Aber selbst bei einem Grad der Behinderung von 50 Prozent und der Bescheinigung von Arbeitsunfähigkeit stehen die Betroffenen abseits der Familienbeihilfe meist ohne jede weitere Geldleistungen da, sofern sie nicht davor mindestens sechs Monate versicherungspflichtig tätig waren. "Die kriegen sonst nichts. Sie bekommen oft nicht einmal Pflegegeld". Anspruch auf Versicherungsleistungen haben sie überhaupt keine - und in der Regel auch keinen Anspruch auf Sozialhilfe, da hier die Fürsorgepflicht der Eltern greift - und zwar unabhängig vom Alter der Kinder. "Also die kriegen keinen Cent sonst. Die sind zwar mitversichert bei der Mutter oder beim Vater, aber haben überhaupt kein Einkommen."
Vorprogrammierte Armut
Damit würden diese chronisch kranken jungen Erwachsenen in eine vorprogrammierte Armut fallen. Denn die Unterhaltspflicht der Eltern für (auch erwachsene) Kinder, bei denen keine Selbsterhaltungsfähigkeit besteht, ist laut dem Allgemeinen Bürgerlichen Gesetzbuch (ABGB) sehr weitreichend, sie gilt praktisch unbegrenzt bei Krankheit oder Behinderung. Und die Sozialhilfe (nach dem Sozialhilfegrundgesetz und den entsprechenden Landesgesetzen) zielt streng auf das Haushaltsprinzip ab: Hier werden Leistungen nach "Bedarfsgemeinschaften" vergeben. Damit ergibt sich die Situation, dass erwachsene Kinder keinen Anspruch auf Sozialhilfe haben, solange sie im Elternhaushalt leben. "Da ist es so geregelt, dass der Elternregress dann schlagend wird", sagte Holzinger.

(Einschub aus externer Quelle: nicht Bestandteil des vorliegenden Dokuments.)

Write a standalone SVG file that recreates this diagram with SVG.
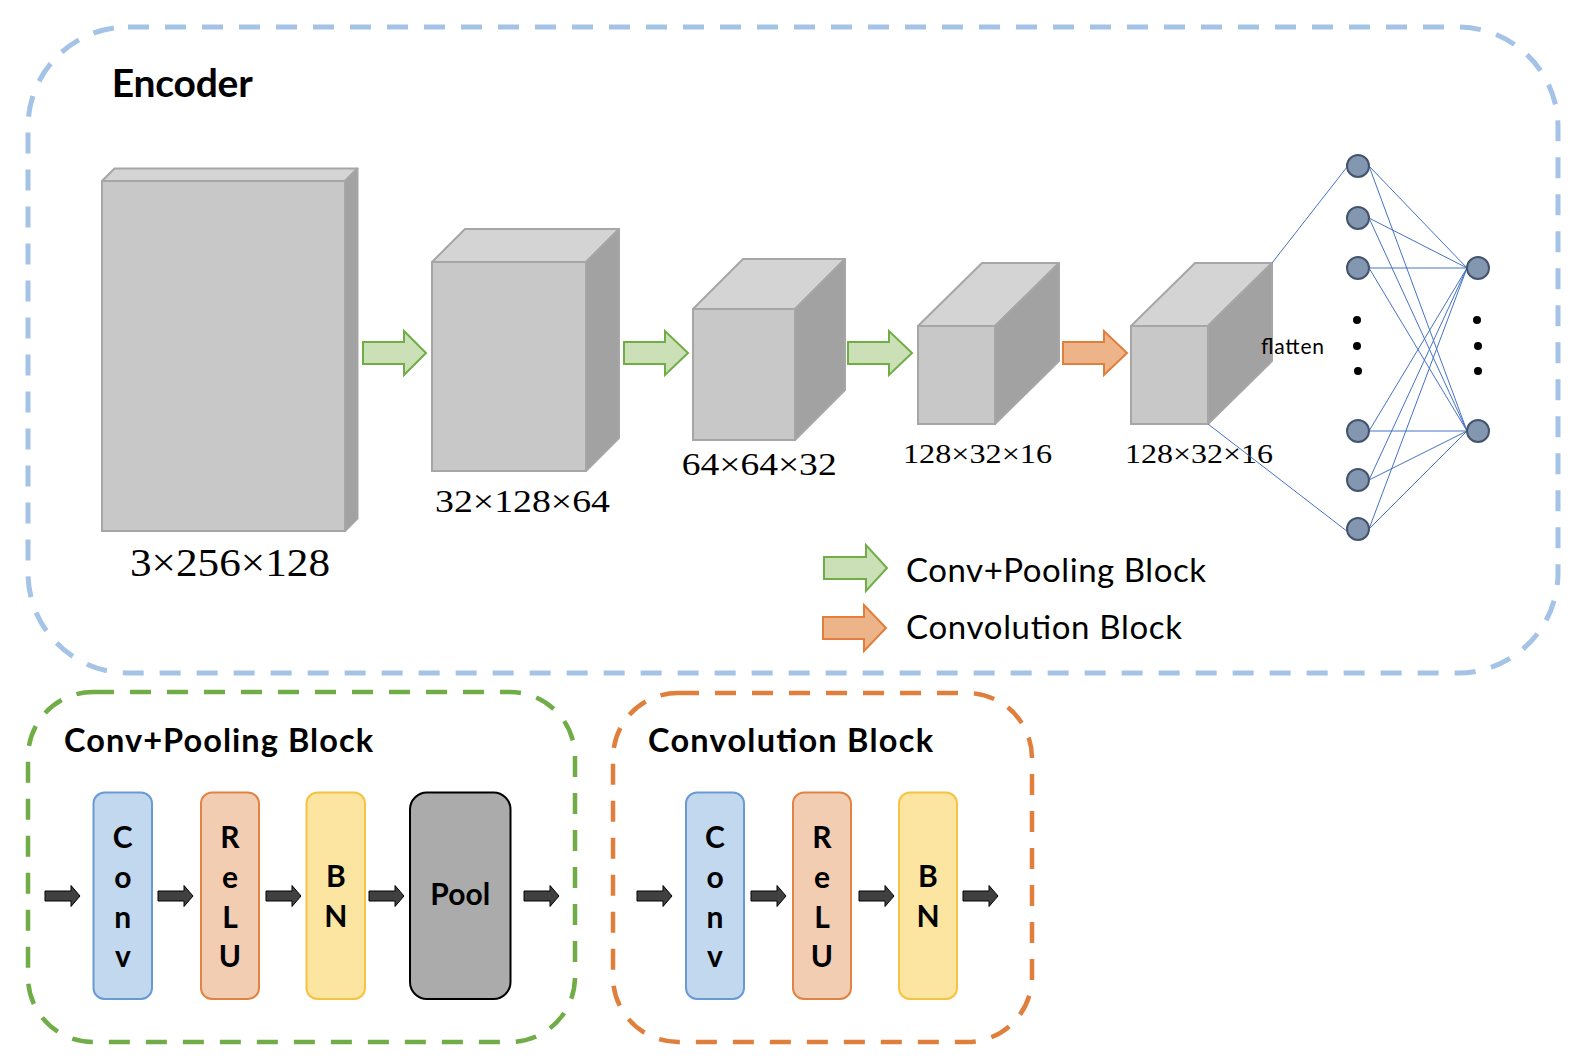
<svg xmlns="http://www.w3.org/2000/svg" width="1576" height="1062" viewBox="0 0 1576 1062">
<style>
.cf{fill:#C8C8C8;stroke:#A6A6A6;stroke-width:2}
.ct{fill:#D4D4D4;stroke:#A6A6A6;stroke-width:2;stroke-linejoin:round}
.cs{fill:#A2A2A2;stroke:#A6A6A6;stroke-width:2;stroke-linejoin:round}
.dim{font-family:"Liberation Serif",serif;fill:#000}
.ga{fill:#CCE0B8;stroke:#70AD47;stroke-width:2}
.oa{fill:#EDB48A;stroke:#E07E3C;stroke-width:2}
.da{fill:#404040;stroke:#000;stroke-width:1}
.lt{font-family:Lato,"Liberation Sans",sans-serif;font-weight:700;font-size:30px;fill:#000;text-anchor:middle}
.tt{font-family:Lato,"Liberation Sans",sans-serif;font-weight:700;fill:#000}
.rt{font-family:Lato,"Liberation Sans",sans-serif;fill:#000}
.nn{fill:#8497B0;stroke:#45546D;stroke-width:2}
.dot{fill:#000}
.ln{stroke:#4472C4;stroke-width:1;fill:none}
.dash{fill:none;stroke-dasharray:21 16}
.conv{fill:#C2D8EE;stroke:#6A9AD2;stroke-width:2}
.relu{fill:#F2CDB1;stroke:#E08446;stroke-width:2}
.bn{fill:#FBE5A0;stroke:#F5C242;stroke-width:2}
.pool{fill:#ABABAB;stroke:#000;stroke-width:2}
</style>
<rect x="0" y="0" width="1576" height="1062" fill="#fff"/>

<g id="encoder-frame">
<rect class="dash" x="28" y="27" width="1530" height="646" rx="100" ry="100" stroke="#A4C3E6" stroke-width="5"/>
<text class="tt" x="111.7" y="97.3" font-size="39" textLength="141">Encoder</text>
</g>

<g id="cube1">
<rect class="cf" x="102" y="181" width="243" height="350"/>
<path class="ct" d="M102,181 L114.5,168.5 L357.5,168.5 L345,181 Z"/>
<path class="cs" d="M345,181 L357.5,168.5 L357.5,518.5 L345,531 Z"/>
<text class="dim" x="130" y="576" font-size="40" textLength="200" lengthAdjust="spacingAndGlyphs">3×256×128</text>
</g>

<g id="cube2">
<rect class="cf" x="432" y="262" width="154" height="209"/>
<path class="ct" d="M432,262 L465,229 L619,229 L586,262 Z"/>
<path class="cs" d="M586,262 L619,229 L619,438 L586,471 Z"/>
<text class="dim" x="435" y="511.5" font-size="32.5" textLength="175" lengthAdjust="spacingAndGlyphs">32×128×64</text>
</g>

<g id="cube3">
<rect class="cf" x="693" y="309" width="102" height="131"/>
<path class="ct" d="M693,309 L743,259 L845,259 L795,309 Z"/>
<path class="cs" d="M795,309 L845,259 L845,390 L795,440 Z"/>
<text class="dim" x="681.7" y="475" font-size="32.5" textLength="155" lengthAdjust="spacingAndGlyphs">64×64×32</text>
</g>

<g id="cube4">
<rect class="cf" x="918" y="326" width="77" height="98"/>
<path class="ct" d="M918,326 L982,263 L1059,263 L995,326 Z"/>
<path class="cs" d="M995,326 L1059,263 L1059,361 L995,424 Z"/>
<text class="dim" x="903" y="462.7" font-size="27" textLength="149" lengthAdjust="spacingAndGlyphs">128×32×16</text>
</g>

<g id="cube5">
<rect class="cf" x="1131" y="326" width="77" height="98"/>
<path class="ct" d="M1131,326 L1195,263 L1272,263 L1208,326 Z"/>
<path class="cs" d="M1208,326 L1272,263 L1272,361 L1208,424 Z"/>
<text class="dim" x="1125" y="462.7" font-size="27" textLength="148" lengthAdjust="spacingAndGlyphs">128×32×16</text>
</g>

<g id="connectors">
<path class="ga" d="M363,342 H404 V331 L426,353 L404,375 V364 H363 Z"/>
<path class="ga" d="M624,342 H665 V331 L688,353 L665,375 V364 H624 Z"/>
<path class="ga" d="M848,342 H889 V331 L912,353 L889,375 V364 H848 Z"/>
<path class="oa" d="M1063,342 H1104 V331 L1127,353 L1104,375 V364 H1063 Z"/>
<line class="ln" x1="1272" y1="263" x2="1347" y2="167"/>
<line class="ln" x1="1208" y1="424" x2="1348" y2="532"/>
<line class="ln" x1="1369" y1="166" x2="1467" y2="268"/>
<line class="ln" x1="1369" y1="166" x2="1467" y2="431"/>
<line class="ln" x1="1369" y1="218" x2="1467" y2="268"/>
<line class="ln" x1="1369" y1="218" x2="1467" y2="431"/>
<line class="ln" x1="1369" y1="268" x2="1467" y2="268"/>
<line class="ln" x1="1369" y1="268" x2="1467" y2="431"/>
<line class="ln" x1="1369" y1="431" x2="1467" y2="268"/>
<line class="ln" x1="1369" y1="431" x2="1467" y2="431"/>
<line class="ln" x1="1369" y1="480" x2="1467" y2="268"/>
<line class="ln" x1="1369" y1="480" x2="1467" y2="431"/>
<line class="ln" x1="1369" y1="529" x2="1467" y2="268"/>
<line class="ln" x1="1369" y1="529" x2="1467" y2="431"/>
<path class="da" d="M45,891 H71 V885.5 L80,896 L71,906.5 V901 H45 Z"/>
<path class="da" d="M158,891 H184 V885.5 L193,896 L184,906.5 V901 H158 Z"/>
<path class="da" d="M266,891 H292 V885.5 L301,896 L292,906.5 V901 H266 Z"/>
<path class="da" d="M369,891 H395 V885.5 L404,896 L395,906.5 V901 H369 Z"/>
<path class="da" d="M524,891 H550 V885.5 L559,896 L550,906.5 V901 H524 Z"/>
<path class="da" d="M637,891 H663 V885.5 L672,896 L663,906.5 V901 H637 Z"/>
<path class="da" d="M751,891 H777 V885.5 L786,896 L777,906.5 V901 H751 Z"/>
<path class="da" d="M859,891 H885 V885.5 L894,896 L885,906.5 V901 H859 Z"/>
<path class="da" d="M963,891 H989 V885.5 L998,896 L989,906.5 V901 H963 Z"/>
</g>

<g id="flatten-label">
<text class="rt" x="1261" y="354" font-size="21" textLength="63">flatten</text>
</g>

<g id="dense-layers">
<circle class="nn" cx="1358" cy="166" r="11"/>
<circle class="nn" cx="1358" cy="218" r="11"/>
<circle class="nn" cx="1358" cy="268" r="11"/>
<circle class="nn" cx="1358" cy="431" r="11"/>
<circle class="nn" cx="1358" cy="480" r="11"/>
<circle class="nn" cx="1358" cy="529" r="11"/>
<circle class="nn" cx="1478" cy="268" r="11"/>
<circle class="nn" cx="1478" cy="431" r="11"/>
<circle class="dot" cx="1357" cy="320" r="4"/>
<circle class="dot" cx="1357" cy="346" r="4"/>
<circle class="dot" cx="1358" cy="371" r="4"/>
<circle class="dot" cx="1477" cy="320" r="4"/>
<circle class="dot" cx="1478" cy="346" r="4"/>
<circle class="dot" cx="1478" cy="371" r="4"/>
</g>

<g id="legend">
<path class="ga" d="M824,557 H866 V545 L887,568 L866,591 V579 H824 Z"/>
<text class="rt" x="906" y="581.5" font-size="33" textLength="300">Conv+Pooling Block</text>
<path class="oa" d="M823,617 H864 V605 L886,628 L864,651 V639 H823 Z"/>
<text class="rt" x="906" y="638.5" font-size="33" textLength="276">Convolution Block</text>
</g>

<g id="conv-pooling-block">
<rect class="dash" x="28" y="692" width="547" height="350" rx="65" ry="65" stroke="#70AD47" stroke-width="4.5"/>
<text class="tt" x="64" y="752" font-size="32.5" textLength="309">Conv+Pooling Block</text>
</g>
<g id="cp-conv">
<rect class="conv" x="93.5" y="792.5" width="58.5" height="206.5" rx="11"/>
<text class="lt" x="122.8" y="848">C</text>
<text class="lt" x="122.8" y="888">o</text>
<text class="lt" x="122.8" y="928">n</text>
<text class="lt" x="122.8" y="967">v</text>
</g>
<g id="cp-relu">
<rect class="relu" x="201" y="792.5" width="58" height="206.5" rx="11"/>
<text class="lt" x="230" y="848">R</text>
<text class="lt" x="230" y="888">e</text>
<text class="lt" x="230" y="928">L</text>
<text class="lt" x="230" y="967">U</text>
</g>
<g id="cp-bn">
<rect class="bn" x="306.5" y="792.5" width="58.5" height="206.5" rx="11"/>
<text class="lt" x="335.8" y="887">B</text>
<text class="lt" x="335.8" y="927">N</text>
</g>
<g id="cp-pool">
<rect class="pool" x="410" y="792.5" width="100.5" height="206.5" rx="17"/>
<text class="lt" x="460.2" y="905" font-size="25">Pool</text>
</g>

<g id="convolution-block">
<rect class="dash" x="613" y="693" width="419" height="349" rx="65" ry="65" stroke="#E07E3C" stroke-width="4.5"/>
<text class="tt" x="648" y="752" font-size="32.5" textLength="285">Convolution Block</text>
</g>
<g id="cb-conv">
<rect class="conv" x="686" y="792.5" width="58" height="206.5" rx="11"/>
<text class="lt" x="715" y="848">C</text>
<text class="lt" x="715" y="888">o</text>
<text class="lt" x="715" y="928">n</text>
<text class="lt" x="715" y="967">v</text>
</g>
<g id="cb-relu">
<rect class="relu" x="793" y="792.5" width="58" height="206.5" rx="11"/>
<text class="lt" x="822" y="848">R</text>
<text class="lt" x="822" y="888">e</text>
<text class="lt" x="822" y="928">L</text>
<text class="lt" x="822" y="967">U</text>
</g>
<g id="cb-bn">
<rect class="bn" x="899" y="792.5" width="58" height="206.5" rx="11"/>
<text class="lt" x="928" y="887">B</text>
<text class="lt" x="928" y="927">N</text>
</g>
</svg>
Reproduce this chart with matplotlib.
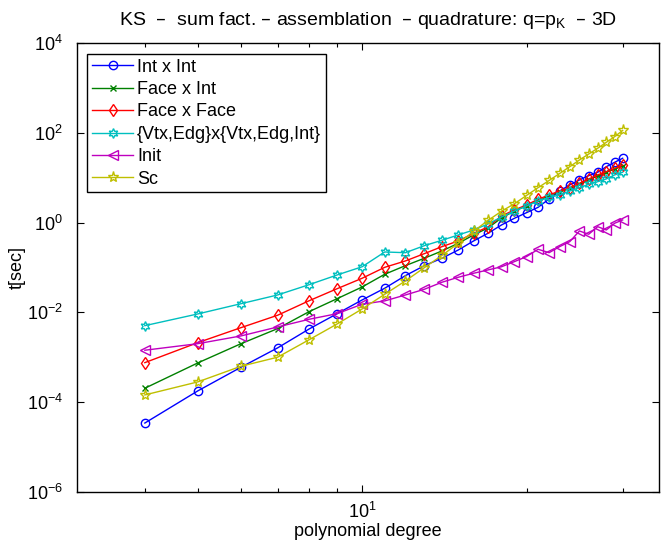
# Tiempos de ensamblaje KS con factorización por sumas (3D)

import matplotlib
matplotlib.use('Agg')
import matplotlib.pyplot as plt
from matplotlib.ticker import FixedLocator, NullFormatter, LogFormatterSciNotation

plt.rcParams['font.family'] = ['Liberation Sans', 'DejaVu Sans']
plt.rcParams['mathtext.default'] = 'regular'
plt.rcParams['font.size'] = 13

# grados polinomiales
grado = list(range(4, 31))

t_int_int = [3.4e-5, 1.77e-4, 5.97e-4, 1.61e-3, 4.27e-3, 9.35e-3, 0.0189, 0.0345, 0.0658,
             0.110, 0.161, 0.246, 0.391, 0.580, 0.889, 1.25, 1.67, 2.20, 3.38, 5.09,
             6.93, 8.96, 11.2, 13.3, 17.7, 22.2, 27.3]
t_face_int = [2.03e-4, 7.44e-4, 2.00e-3, 4.33e-3, 0.0104, 0.0202, 0.0368, 0.0707, 0.110,
              0.161, 0.234, 0.347, 0.532, 0.762, 1.27, 1.82, 2.36, 3.13, 3.94, 4.84,
              5.79, 7.11, 8.96, 11.0, 13.2, 15.7, 18.4]
t_face_face = [7.56e-4, 2.11e-3, 4.56e-3, 8.61e-3, 0.0182, 0.0337, 0.0576, 0.101, 0.140,
               0.204, 0.292, 0.391, 0.580, 0.802, 1.41, 1.92, 2.48, 3.32, 4.15, 5.09,
               6.03, 7.56, 9.43, 11.6, 13.7, 16.3, 19.3]
t_vtx_edg = [5.05e-3, 9.21e-3, 0.0156, 0.0244, 0.0415, 0.0682, 0.104, 0.222, 0.214,
             0.307, 0.405, 0.532, 0.687, 0.935, 1.34, 1.82, 2.36, 3.05, 3.65, 4.15,
             5.09, 6.03, 7.18, 8.20, 9.43, 11.6, 13.3]
t_init = [1.43e-3, 2.00e-3, 2.98e-3, 4.72e-3, 7.02e-3, 9.35e-3, 0.0152, 0.0180, 0.0244,
          0.0327, 0.0469, 0.0606, 0.0744, 0.0882, 0.104, 0.135, 0.175, 0.255, 0.214,
          0.292, 0.377, 0.653, 0.551, 0.814, 0.687, 0.970, 1.15]
t_sc = [1.44e-4, 2.81e-4, 6.28e-4, 9.98e-4, 2.46e-3, 5.51e-3, 0.0119, 0.0253, 0.0501,
        0.0993, 0.186, 0.347, 0.643, 1.12, 1.80, 2.64, 4.04, 6.03, 8.73, 12.5,
        17.7, 25.0, 34.0, 45.6, 62.0, 82.7, 114.0]

series = [
    (t_int_int, 'Int x Int', (0, 0, 1), 'o', 6),
    (t_face_int, 'Face x Int', (0, 0.5, 0), 'x', 4),
    (t_face_face, 'Face x Face', (1, 0, 0), 'd', 6.5),
    (t_vtx_edg, '{Vtx,Edg}x{Vtx,Edg,Int}', (0, 0.75, 0.75), (6, 1, 0), 7),
    (t_init, 'Init', (0.75, 0, 0.75), '<', 7),
    (t_sc, 'Sc', (0.75, 0.75, 0), '*', 8),
]

fig = plt.figure(figsize=(6.72, 5.48), dpi=100)
ax = fig.add_axes([0.114, 0.1027, 0.867, 0.8183])

for datos, nombre, color, marca, tam in series:
    ax.plot(grado, datos, color=color, marker=marca, markersize=tam,
            markerfacecolor='none', markeredgecolor=color, markeredgewidth=1.0,
            linewidth=1.0, label=nombre)

ax.set_xscale('log')
ax.set_yscale('log')
ax.set_xlim(3, 35)
ax.set_ylim(1e-6, 1e4)

ax.xaxis.set_major_locator(FixedLocator([10]))
ax.xaxis.set_major_formatter(LogFormatterSciNotation())
ax.xaxis.set_minor_locator(FixedLocator([4, 5, 6, 7, 8, 9, 20, 30]))
ax.xaxis.set_minor_formatter(NullFormatter())
ax.yaxis.set_major_locator(FixedLocator([1e-6, 1e-4, 1e-2, 1e0, 1e2, 1e4]))
ax.yaxis.set_minor_locator(FixedLocator([]))

ax.tick_params(which='both', direction='in', top=True, right=True, labelsize=13)
ax.tick_params(which='major', length=5, width=0.8)
ax.tick_params(which='minor', length=3, width=0.8)
ax.tick_params(axis='x', which='major', pad=7)
ax.tick_params(axis='y', which='major', pad=10)
for lado in ax.spines.values():
    lado.set_linewidth(1.0)

ax.set_xlabel('polynomial degree', fontsize=13, labelpad=1)
ax.set_ylabel('t[sec]', fontsize=13)
ax.yaxis.set_label_coords(-0.088, 0.5)
ax.set_title('KS  –  sum fact. – assemblation  – quadrature: q=p$_K$  – 3D', fontsize=14, pad=13)

ax.legend(loc='upper left', fontsize=13, frameon=True, fancybox=False, edgecolor='black',
          framealpha=1, borderaxespad=0.6, handlelength=2.3, labelspacing=0.3,
          borderpad=0.25, handletextpad=0.2)

fig.savefig('out.png', dpi=100)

Nationaler Aktionsplan PAIS müsse umgesetzt werden
Unverständnis äußerte Holzinger, dass der bereits Ende 2024 vom damaligen Gesundheitsminister Johannes Rauch (Grüne) vorgestellte Aktionsplan des Bundes zu postakuten Infektionssyndromen (PAIS) wie Long Covid oder ME/CFS noch einmal überarbeitet wird. Dies sei "komplett unverständlich" und "katastrophal", da damit die ersten Leistungen somit erst 2026 oder 2027 abrufbar sein werden. Besonders "schockiert" sei er darüber, dass die Politik gerade bei Jugendlichen, die ja besonders häufig von Post Covid betroffen sind, "einfach überhaupt keinen Plan haben".
"Dringend" gefordert wird von Holzinger außerdem, dass die Erkrankungen ME/CFS und Post Covid in die sogenannte "Einschätzungsverordnung" aufgenommen werden, die zur Einstufung des Grads der Behinderung herangezogen wird. Ein entsprechendes Gesuch der Österreichischen Gesellschaft für ME/CFS war bereits im Vorjahr noch unter Minister Rauch abgelehnt worden. Die Ablehnung sei unverständlich und liege vermutlich an leitenden Beamten im Ministerium, so Holzinger.